• [What the task asks]
Transcribe the records that follow exactly. Skip the pictures.

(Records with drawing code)
◆ ◆ ◆ ◆ ◆

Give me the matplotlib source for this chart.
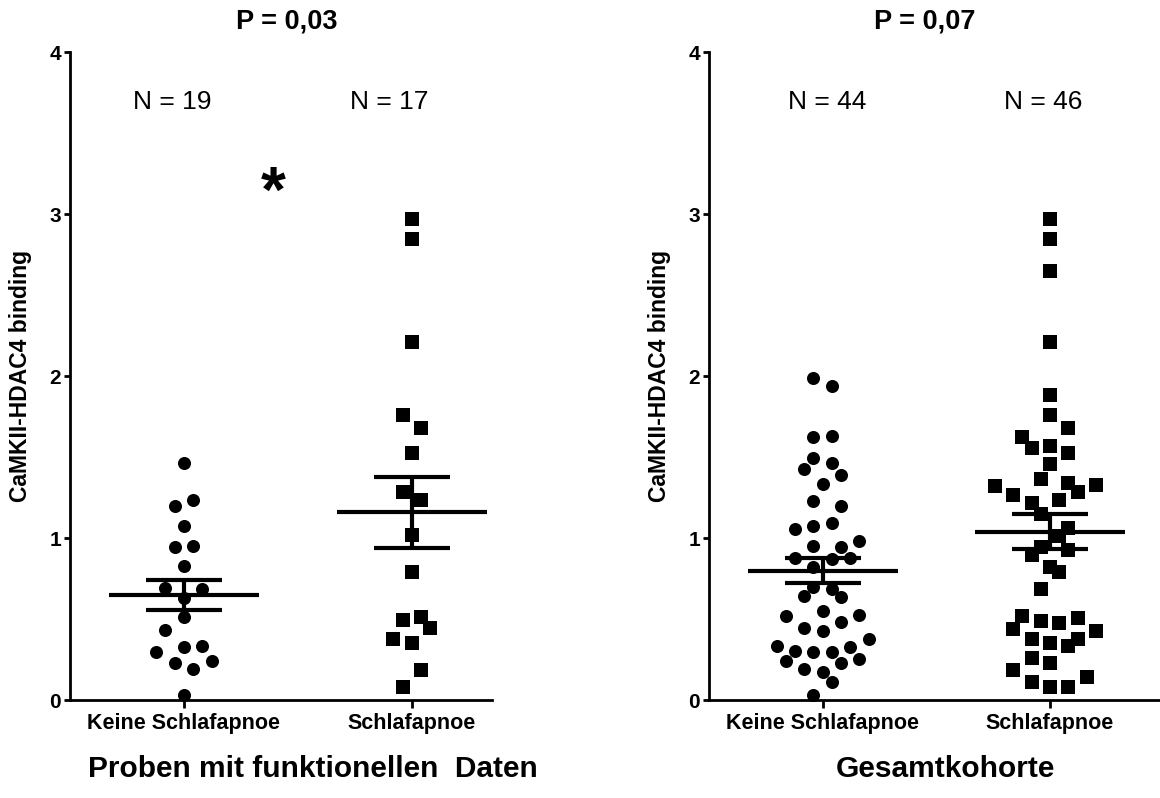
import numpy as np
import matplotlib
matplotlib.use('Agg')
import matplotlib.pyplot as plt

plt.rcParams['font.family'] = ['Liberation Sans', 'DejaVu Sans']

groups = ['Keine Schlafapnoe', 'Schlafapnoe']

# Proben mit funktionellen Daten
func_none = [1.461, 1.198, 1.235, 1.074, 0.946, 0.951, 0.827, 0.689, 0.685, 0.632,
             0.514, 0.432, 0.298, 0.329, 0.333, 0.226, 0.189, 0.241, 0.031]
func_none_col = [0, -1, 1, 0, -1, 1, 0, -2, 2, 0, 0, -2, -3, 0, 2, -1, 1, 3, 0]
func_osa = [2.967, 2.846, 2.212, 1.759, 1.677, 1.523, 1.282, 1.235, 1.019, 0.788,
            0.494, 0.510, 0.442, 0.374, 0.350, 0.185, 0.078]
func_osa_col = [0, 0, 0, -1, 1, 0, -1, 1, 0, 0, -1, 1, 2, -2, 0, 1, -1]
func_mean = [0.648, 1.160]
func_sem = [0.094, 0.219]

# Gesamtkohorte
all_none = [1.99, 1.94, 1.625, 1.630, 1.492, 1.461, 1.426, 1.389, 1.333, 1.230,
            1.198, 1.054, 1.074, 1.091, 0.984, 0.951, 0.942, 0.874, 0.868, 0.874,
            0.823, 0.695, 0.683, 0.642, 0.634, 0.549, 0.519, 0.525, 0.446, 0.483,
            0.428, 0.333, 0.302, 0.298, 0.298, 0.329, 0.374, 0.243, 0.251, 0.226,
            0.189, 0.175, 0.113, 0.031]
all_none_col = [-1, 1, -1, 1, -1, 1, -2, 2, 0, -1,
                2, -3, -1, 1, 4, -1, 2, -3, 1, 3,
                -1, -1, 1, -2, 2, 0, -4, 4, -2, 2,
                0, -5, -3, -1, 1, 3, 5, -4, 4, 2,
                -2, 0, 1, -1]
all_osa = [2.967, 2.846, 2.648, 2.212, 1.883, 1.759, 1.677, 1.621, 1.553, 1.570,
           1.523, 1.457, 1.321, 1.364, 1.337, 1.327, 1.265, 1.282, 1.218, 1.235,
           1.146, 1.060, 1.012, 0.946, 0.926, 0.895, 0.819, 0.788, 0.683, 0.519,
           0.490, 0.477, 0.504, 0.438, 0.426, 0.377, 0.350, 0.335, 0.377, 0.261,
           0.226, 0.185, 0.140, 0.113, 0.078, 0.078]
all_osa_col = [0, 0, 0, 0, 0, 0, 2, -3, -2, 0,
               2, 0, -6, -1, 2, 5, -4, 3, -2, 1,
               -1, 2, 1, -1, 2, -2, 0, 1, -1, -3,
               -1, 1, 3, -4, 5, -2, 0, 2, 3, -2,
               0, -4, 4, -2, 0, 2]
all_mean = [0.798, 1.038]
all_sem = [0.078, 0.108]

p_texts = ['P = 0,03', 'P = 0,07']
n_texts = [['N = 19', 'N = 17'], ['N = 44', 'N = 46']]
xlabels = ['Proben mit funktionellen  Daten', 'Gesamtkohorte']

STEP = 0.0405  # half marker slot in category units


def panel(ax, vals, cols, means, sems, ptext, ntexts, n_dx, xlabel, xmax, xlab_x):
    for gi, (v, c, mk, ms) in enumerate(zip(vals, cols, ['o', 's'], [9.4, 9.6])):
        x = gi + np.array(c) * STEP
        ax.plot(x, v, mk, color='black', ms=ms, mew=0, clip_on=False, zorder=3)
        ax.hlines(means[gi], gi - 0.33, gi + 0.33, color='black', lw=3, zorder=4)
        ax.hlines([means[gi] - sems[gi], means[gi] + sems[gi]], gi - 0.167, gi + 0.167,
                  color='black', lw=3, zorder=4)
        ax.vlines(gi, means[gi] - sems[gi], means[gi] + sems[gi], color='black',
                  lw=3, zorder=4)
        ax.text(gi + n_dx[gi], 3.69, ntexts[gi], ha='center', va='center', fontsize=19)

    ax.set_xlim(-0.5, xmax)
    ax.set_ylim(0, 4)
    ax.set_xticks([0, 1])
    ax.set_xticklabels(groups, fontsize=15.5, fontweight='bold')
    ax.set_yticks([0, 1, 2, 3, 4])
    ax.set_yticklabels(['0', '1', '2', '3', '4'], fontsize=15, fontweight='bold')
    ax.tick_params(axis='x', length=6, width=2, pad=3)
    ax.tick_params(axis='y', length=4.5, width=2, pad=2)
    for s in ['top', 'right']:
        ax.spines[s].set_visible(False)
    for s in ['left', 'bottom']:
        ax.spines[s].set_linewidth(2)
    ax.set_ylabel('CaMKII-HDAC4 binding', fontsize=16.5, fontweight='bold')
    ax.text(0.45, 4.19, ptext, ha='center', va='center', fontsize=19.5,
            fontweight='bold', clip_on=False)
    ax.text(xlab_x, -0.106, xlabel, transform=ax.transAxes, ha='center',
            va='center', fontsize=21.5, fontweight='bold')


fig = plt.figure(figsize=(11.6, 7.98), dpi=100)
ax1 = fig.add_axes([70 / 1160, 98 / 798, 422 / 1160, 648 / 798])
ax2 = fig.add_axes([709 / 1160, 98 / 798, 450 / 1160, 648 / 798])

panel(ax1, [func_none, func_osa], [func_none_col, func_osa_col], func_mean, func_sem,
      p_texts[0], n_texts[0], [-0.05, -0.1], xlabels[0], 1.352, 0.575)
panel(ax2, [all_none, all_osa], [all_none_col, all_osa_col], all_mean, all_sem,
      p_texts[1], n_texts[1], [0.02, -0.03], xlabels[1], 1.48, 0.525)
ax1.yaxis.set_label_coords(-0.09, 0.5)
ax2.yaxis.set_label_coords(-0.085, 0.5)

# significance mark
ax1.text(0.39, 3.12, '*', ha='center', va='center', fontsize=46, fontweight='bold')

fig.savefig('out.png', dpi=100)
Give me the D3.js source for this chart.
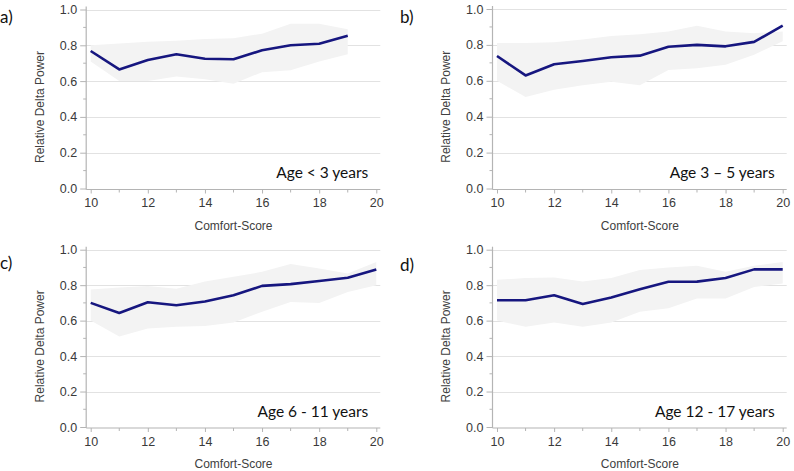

◆ ◆ ◆ ◆ ◆

• [Expected answer]
Give me the matplotlib source for this chart.
import numpy as np
import matplotlib
matplotlib.use('Agg')
import matplotlib.pyplot as plt

plt.rcParams['font.family'] = ['Liberation Sans', 'DejaVu Sans']

groups = ['Keine Schlafapnoe', 'Schlafapnoe']

# Proben mit funktionellen Daten
func_none = [1.461, 1.198, 1.235, 1.074, 0.946, 0.951, 0.827, 0.689, 0.685, 0.632,
             0.514, 0.432, 0.298, 0.329, 0.333, 0.226, 0.189, 0.241, 0.031]
func_none_col = [0, -1, 1, 0, -1, 1, 0, -2, 2, 0, 0, -2, -3, 0, 2, -1, 1, 3, 0]
func_osa = [2.967, 2.846, 2.212, 1.759, 1.677, 1.523, 1.282, 1.235, 1.019, 0.788,
            0.494, 0.510, 0.442, 0.374, 0.350, 0.185, 0.078]
func_osa_col = [0, 0, 0, -1, 1, 0, -1, 1, 0, 0, -1, 1, 2, -2, 0, 1, -1]
func_mean = [0.648, 1.160]
func_sem = [0.094, 0.219]

# Gesamtkohorte
all_none = [1.99, 1.94, 1.625, 1.630, 1.492, 1.461, 1.426, 1.389, 1.333, 1.230,
            1.198, 1.054, 1.074, 1.091, 0.984, 0.951, 0.942, 0.874, 0.868, 0.874,
            0.823, 0.695, 0.683, 0.642, 0.634, 0.549, 0.519, 0.525, 0.446, 0.483,
            0.428, 0.333, 0.302, 0.298, 0.298, 0.329, 0.374, 0.243, 0.251, 0.226,
            0.189, 0.175, 0.113, 0.031]
all_none_col = [-1, 1, -1, 1, -1, 1, -2, 2, 0, -1,
                2, -3, -1, 1, 4, -1, 2, -3, 1, 3,
                -1, -1, 1, -2, 2, 0, -4, 4, -2, 2,
                0, -5, -3, -1, 1, 3, 5, -4, 4, 2,
                -2, 0, 1, -1]
all_osa = [2.967, 2.846, 2.648, 2.212, 1.883, 1.759, 1.677, 1.621, 1.553, 1.570,
           1.523, 1.457, 1.321, 1.364, 1.337, 1.327, 1.265, 1.282, 1.218, 1.235,
           1.146, 1.060, 1.012, 0.946, 0.926, 0.895, 0.819, 0.788, 0.683, 0.519,
           0.490, 0.477, 0.504, 0.438, 0.426, 0.377, 0.350, 0.335, 0.377, 0.261,
           0.226, 0.185, 0.140, 0.113, 0.078, 0.078]
all_osa_col = [0, 0, 0, 0, 0, 0, 2, -3, -2, 0,
               2, 0, -6, -1, 2, 5, -4, 3, -2, 1,
               -1, 2, 1, -1, 2, -2, 0, 1, -1, -3,
               -1, 1, 3, -4, 5, -2, 0, 2, 3, -2,
               0, -4, 4, -2, 0, 2]
all_mean = [0.798, 1.038]
all_sem = [0.078, 0.108]

p_texts = ['P = 0,03', 'P = 0,07']
n_texts = [['N = 19', 'N = 17'], ['N = 44', 'N = 46']]
xlabels = ['Proben mit funktionellen  Daten', 'Gesamtkohorte']

STEP = 0.0405  # half marker slot in category units


def panel(ax, vals, cols, means, sems, ptext, ntexts, n_dx, xlabel, xmax, xlab_x):
    for gi, (v, c, mk, ms) in enumerate(zip(vals, cols, ['o', 's'], [9.4, 9.6])):
        x = gi + np.array(c) * STEP
        ax.plot(x, v, mk, color='black', ms=ms, mew=0, clip_on=False, zorder=3)
        ax.hlines(means[gi], gi - 0.33, gi + 0.33, color='black', lw=3, zorder=4)
        ax.hlines([means[gi] - sems[gi], means[gi] + sems[gi]], gi - 0.167, gi + 0.167,
                  color='black', lw=3, zorder=4)
        ax.vlines(gi, means[gi] - sems[gi], means[gi] + sems[gi], color='black',
                  lw=3, zorder=4)
        ax.text(gi + n_dx[gi], 3.69, ntexts[gi], ha='center', va='center', fontsize=19)

    ax.set_xlim(-0.5, xmax)
    ax.set_ylim(0, 4)
    ax.set_xticks([0, 1])
    ax.set_xticklabels(groups, fontsize=15.5, fontweight='bold')
    ax.set_yticks([0, 1, 2, 3, 4])
    ax.set_yticklabels(['0', '1', '2', '3', '4'], fontsize=15, fontweight='bold')
    ax.tick_params(axis='x', length=6, width=2, pad=3)
    ax.tick_params(axis='y', length=4.5, width=2, pad=2)
    for s in ['top', 'right']:
        ax.spines[s].set_visible(False)
    for s in ['left', 'bottom']:
        ax.spines[s].set_linewidth(2)
    ax.set_ylabel('CaMKII-HDAC4 binding', fontsize=16.5, fontweight='bold')
    ax.text(0.45, 4.19, ptext, ha='center', va='center', fontsize=19.5,
            fontweight='bold', clip_on=False)
    ax.text(xlab_x, -0.106, xlabel, transform=ax.transAxes, ha='center',
            va='center', fontsize=21.5, fontweight='bold')


fig = plt.figure(figsize=(11.6, 7.98), dpi=100)
ax1 = fig.add_axes([70 / 1160, 98 / 798, 422 / 1160, 648 / 798])
ax2 = fig.add_axes([709 / 1160, 98 / 798, 450 / 1160, 648 / 798])

panel(ax1, [func_none, func_osa], [func_none_col, func_osa_col], func_mean, func_sem,
      p_texts[0], n_texts[0], [-0.05, -0.1], xlabels[0], 1.352, 0.575)
panel(ax2, [all_none, all_osa], [all_none_col, all_osa_col], all_mean, all_sem,
      p_texts[1], n_texts[1], [0.02, -0.03], xlabels[1], 1.48, 0.525)
ax1.yaxis.set_label_coords(-0.09, 0.5)
ax2.yaxis.set_label_coords(-0.085, 0.5)

# significance mark
ax1.text(0.39, 3.12, '*', ha='center', va='center', fontsize=46, fontweight='bold')

fig.savefig('out.png', dpi=100)
Give me the D3.js source for this chart.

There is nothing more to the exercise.